Tras el masivo hackeo a Sony, la atención del mundo volvió a centrarse en el extravagante dictador Kim Jung-un, presunto responsable del ataque cibernético. Análisis de cómo los jóvenes locales lideran un cambio que amenaza al régimen.
Más de 36.000 estatuas de Kim il Sung -una cada 700 habitantes- decoran el pálido paisaje de Corea del Norte. Tratan de retener la ilusoria omnipresencia del mandatario de facto que gobernó el país desde 1948 hasta su muerte en 1994.
En un pasado no tan remoto, era parte de la rígida rutina de cualquier norcoreano venerar diariamente alguna de las réplicas del líder.
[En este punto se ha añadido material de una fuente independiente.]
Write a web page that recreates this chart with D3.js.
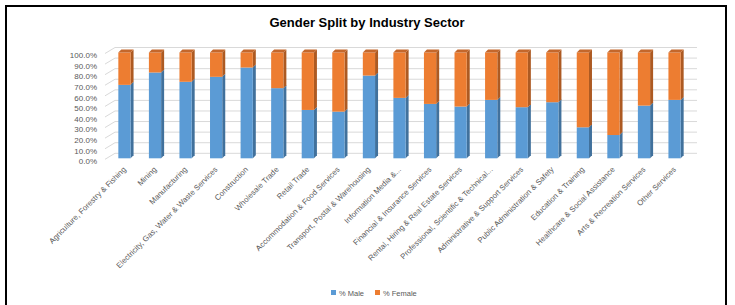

Sin embargo, hoy ese deber parece una obligación incómoda frente a la inercia del cambio generacional que puja fuerte y desacomoda al régimen de a poco.
Durante sus casi cincuenta años en el poder, el dictador Kim creó un régimen de culto “orwelliano” en torno a su personalidad, mediante un escalofriante adoctrinamiento estatal que penetró en todos los aspectos de la vida pública y privada de los norcoreanos. Sus sucesores, Kim Jong il (hijo) y Kim Jong Un (nieto), mantuvieron la tiranía, encarcelando y fusilando a cualquier disidente del régimen.
Pero esta dictadura que parece hermética e infranqueable a las influencias exteriores está sufriendo sus mayores cambios, curiosamente, puertas adentro. Una nueva generación de jóvenes se está independizando de las directrices del régimen y está liderando un gran cambio: la “generación del mercado negro”.
La primera característica de esta generación de jóvenes es que nació o se crió durante la década del ’90 y, por lo tanto, nunca conoció a Kim il Sung o convivió su vida adulta con el dictador. Para estos jóvenes las historias, hazañas y fábulas que el régimen inculca sobre el “gran líder” caen en el olvido colectivo de una memoria opacada por épocas de mucho sufrimiento.
En otras palabras, no sienten que deban agradecer nada a un régimen que les dio muy poco. Por el contrario, les tocó vivir un contexto de crisis constantes con un estado que destinó más recursos a la construcción de armas nucleares que a la supervivencia de su población y que, en última instancia, mató de hambre a más de 3 millones de norcoreanos -16% de la población- a causa de su inoperancia.
La segunda característica es que, a diferencia de lo que sucedía en épocas de sus padres, estos jóvenes tienen un acceso mucho más directo a la información y al mundo exterior. El miedo y la constante amenaza que el régimen ejerce para desdibujar las libertades individuales muestran su mayor fisura en la corrupción de los oficiales públicos que facilitan el contrabando de películas y telenovelas surcoreanas.
En sus inicios, lo que se contrabandeaba en la frontera china eran alimentos, intentando satisfacer las demandas internas de un país castigado reiteradas veces por las hambrunas. Pero ahora se extiende a todo tipo de productos, incluso teléfonos celulares.
Rocky Balboa, Titanic y las telenovelas surcoreanas se convirtieron en una segunda escuela que enseña que el mundo exterior no es, tal vez, un lugar tan fatal. Y consecuentemente, estos jóvenes se alimentan de una percepción mucho más ambiciosa de la realidad, ya que entienden que existen más oportunidades que las que el régimen ofrece.
La tercera característica de esta generación es que la rutina que vive poco tiene que ver con lo que el régimen pretende imponer. El obsoleto y paupérrimo sistema de distribución del gobierno no sólo dejó lugar al surgimiento de ferias clandestinas que se convirtieron en la principal fuente de ingreso de las familias, sino que también alimenta la curiosidad de los jóvenes que buscan un punto de encuentro con el mundo exterior.
En estas ferias se comercializan todo tipo de productos: alimentos, bienes básicos, películas, reproductores de música y computadoras. Un capitalismo rudimentario -pero capitalismo al fin- se filtra constantemente para alimentar el instinto de supervivencia de esta generación, que no solo consume sino que es el principal motor del mercado negro. Para estos jóvenes los proyectos y deseos se asientan en lo que construyen a partir de sus objetos de consumo y de su percepción de otros países, y no ya en los ideales del comunismo o la anacrónica lucha contra el imperialismo.
Las cosas están mutando en Corea del Norte: puede que el gobierno abjure del cambio y de las influencias extranjeras, pero la amenaza más grande está en la transformación de su propia población. Las estatuas de Kim il Sung, que en alguna época sirvieron para planchar las arrugas de la dictadura, hoy se camuflan con la historia para protegerse de un presente que busca un nuevo futuro.